Take the SDSS spectra (which are beautifully calibrated spectrophotometrically) and interpolate them onto a common rest-frame (de-redshifted) wavelength grid. Do clever things to interpolate over missing and corrupted data where necessary; this might involve performing a PCA and using the PCA to patch and then re-doing PCA and so on. Then re-normalize the data so that the
amplitudes of all the spectra are the same; I am being vague here because I don't know the best choice for definition of
amplitude. This is all pre-conditioning for the data; in principle the recommendation here could be applied to any data set; I am just proposing the SDSS spectra.
Now search for a unit-norm (or otherwised normalized) eigenspectrum such that when you dot all pre-conditioned SDSS spectra onto the eigenspectrum, you obtain a distribution of coefficients (dot products) that has minimum kurtosis. That is, instead of finding the principal components—the components with maximum variance—we will look for the platykurtic components—the components with minimum kurtosis. If you are stoked, search the orthogonal subspace for the next-to-minimum kurtosis direction and so on.

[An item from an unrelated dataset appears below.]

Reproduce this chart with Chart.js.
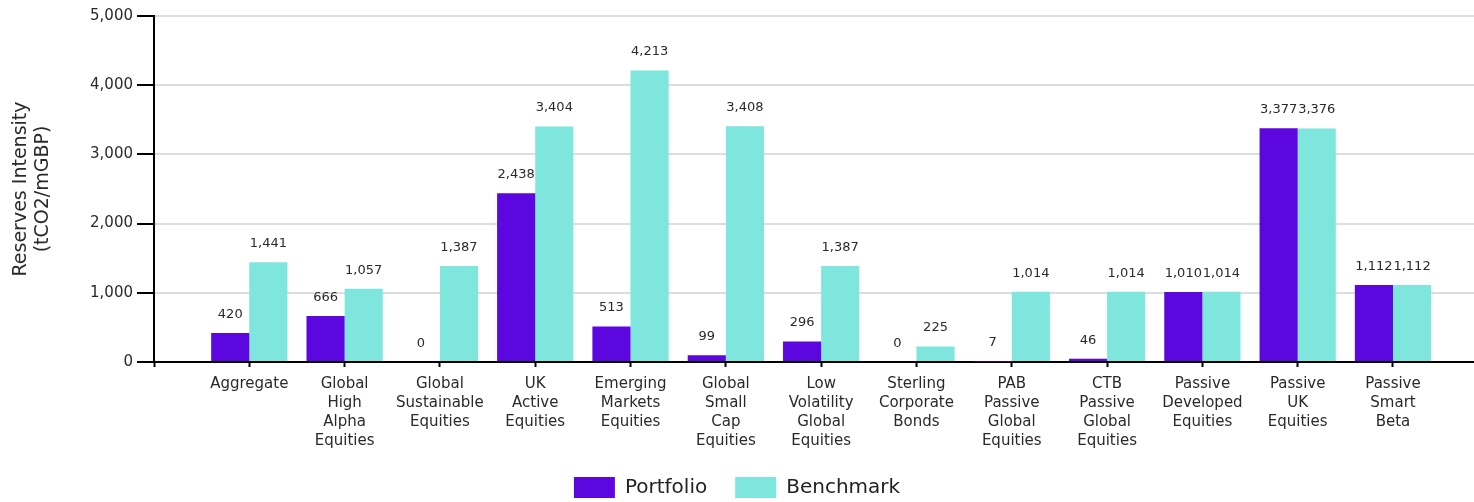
<!DOCTYPE html>
<html>
<head>
<meta charset="utf-8">
<script src="https://cdn.jsdelivr.net/npm/chart.js@4.4.0/dist/chart.umd.min.js"></script>
<style>
  html, body { margin: 0; padding: 0; background: #fff; overflow: hidden; }
  #wrap { width: 1474px; height: 502px; position: relative; }
</style>
</head>
<body>
<div id="wrap"><canvas id="c" width="1474" height="502"></canvas></div>
<script>
const categories = [
  ["Aggregate"],
  ["Global", "High", "Alpha", "Equities"],
  ["Global", "Sustainable", "Equities"],
  ["UK", "Active", "Equities"],
  ["Emerging", "Markets", "Equities"],
  ["Global", "Small", "Cap", "Equities"],
  ["Low", "Volatility", "Global", "Equities"],
  ["Sterling", "Corporate", "Bonds"],
  ["PAB", "Passive", "Global", "Equities"],
  ["CTB", "Passive", "Global", "Equities"],
  ["Passive", "Developed", "Equities"],
  ["Passive", "UK", "Equities"],
  ["Passive", "Smart", "Beta"]
];
const portfolio = [420, 666, 0, 2438, 513, 99, 296, 0, 7, 46, 1010, 3377, 1112];
const benchmark = [1441, 1057, 1387, 3404, 4213, 3408, 1387, 225, 1014, 1014, 1014, 3376, 1112];
const yTicks = [0, 1000, 2000, 3000, 4000, 5000];
const seriesNames = ["Portfolio", "Benchmark"];

const FONT = "'DejaVu Sans', sans-serif";
const fmt = v => v.toLocaleString('en-US');

const toPoints = arr => arr.map((v, i) => ({ x: i + 1, y: v }));

const valueLabels = {
  id: 'valueLabels',
  afterDatasetsDraw(chart) {
    const ctx = chart.ctx;
    ctx.save();
    ctx.font = "13px " + FONT;
    ctx.fillStyle = '#2a2a2a';
    ctx.textAlign = 'center';
    ctx.textBaseline = 'bottom';
    chart.data.datasets.forEach((ds, di) => {
      const meta = chart.getDatasetMeta(di);
      meta.data.forEach((bar, i) => {
        ctx.fillText(fmt(ds.data[i].y), bar.x, bar.y - 12);
      });
    });
    ctx.restore();
  }
};

new Chart(document.getElementById('c'), {
  type: 'bar',
  data: {
    datasets: [
      { label: seriesNames[0], data: toPoints(portfolio), backgroundColor: '#5c06e0', barPercentage: 1.0, categoryPercentage: 0.8 },
      { label: seriesNames[1], data: toPoints(benchmark), backgroundColor: '#7fe6de', barPercentage: 1.0, categoryPercentage: 0.8 }
    ]
  },
  options: {
    responsive: false,
    animation: false,
    layout: { padding: { top: 16, right: 0, left: 0, bottom: 0 } },
    plugins: {
      legend: {
        position: 'bottom',
        maxHeight: 53,
        labels: {
          boxWidth: 41,
          boxHeight: 21,
          padding: 28,
          color: '#222',
          font: { family: FONT, size: 20 }
        }
      },
      tooltip: { enabled: false }
    },
    scales: {
      x: {
        type: 'linear',
        offset: false,
        min: 0,
        max: 13.85,
        afterBuildTicks(scale) {
          scale.ticks = categories.map((c, i) => ({ value: i + 1 }));
          scale.ticks.unshift({ value: 0 });
        },
        afterFit(scale) { scale.height = 87; },
        ticks: {
          autoSkip: false,
          maxRotation: 0,
          padding: 8,
          color: '#2a2a2a',
          font: { family: FONT, size: 15, lineHeight: 1.25 },
          callback(v) {
            const i = Math.round(v) - 1;
            return (i >= 0 && i < categories.length && Math.abs(v - (i + 1)) < 1e-6) ? categories[i] : '';
          }
        },
        grid: { offset: false, drawOnChartArea: false, drawTicks: true, tickLength: 5, tickColor: '#000', tickWidth: 2 },
        border: { color: '#000', width: 2 }
      },
      y: {
        min: 0,
        max: 5000,
        afterBuildTicks(scale) { scale.ticks = yTicks.map(v => ({ value: v })); },
        afterFit(scale) { scale.width = 154; },
        ticks: {
          padding: 4,
          color: '#2a2a2a',
          font: { family: FONT, size: 15 },
          callback: v => fmt(v)
        },
        grid: { color: '#dddddd', lineWidth: 2, tickLength: 17, tickColor: '#000', tickWidth: 2 },
        border: { color: '#000', width: 2 },
        title: {
          display: true,
          text: ['Reserves Intensity', '(tCO2/mGBP)'],
          color: '#2a2a2a',
          font: { family: FONT, size: 19, lineHeight: 1.15 },
          padding: { top: 10, bottom: 0 }
        }
      }
    }
  },
  plugins: [valueLabels]
});
</script>
</body>
</html>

Why, you ask? Because low-kurtosis distributions are bi-modal. Indeed, early experiments (performed by Vivi Tsalmantza (MPIA) and myself back in 2008) indicate that this will identify the eigenspectra that best separate the
red sequence galaxies from the
blue cloud. If you really want to go to town invent a bimodality scalar that is better than kurtosis.
One note: Optimization is a challenge. This sure ain't convex. My approach back in the day was to throw down randomly generated spectra, choose ones that happened to hit fairly low kurtosis, and optimize locally from those.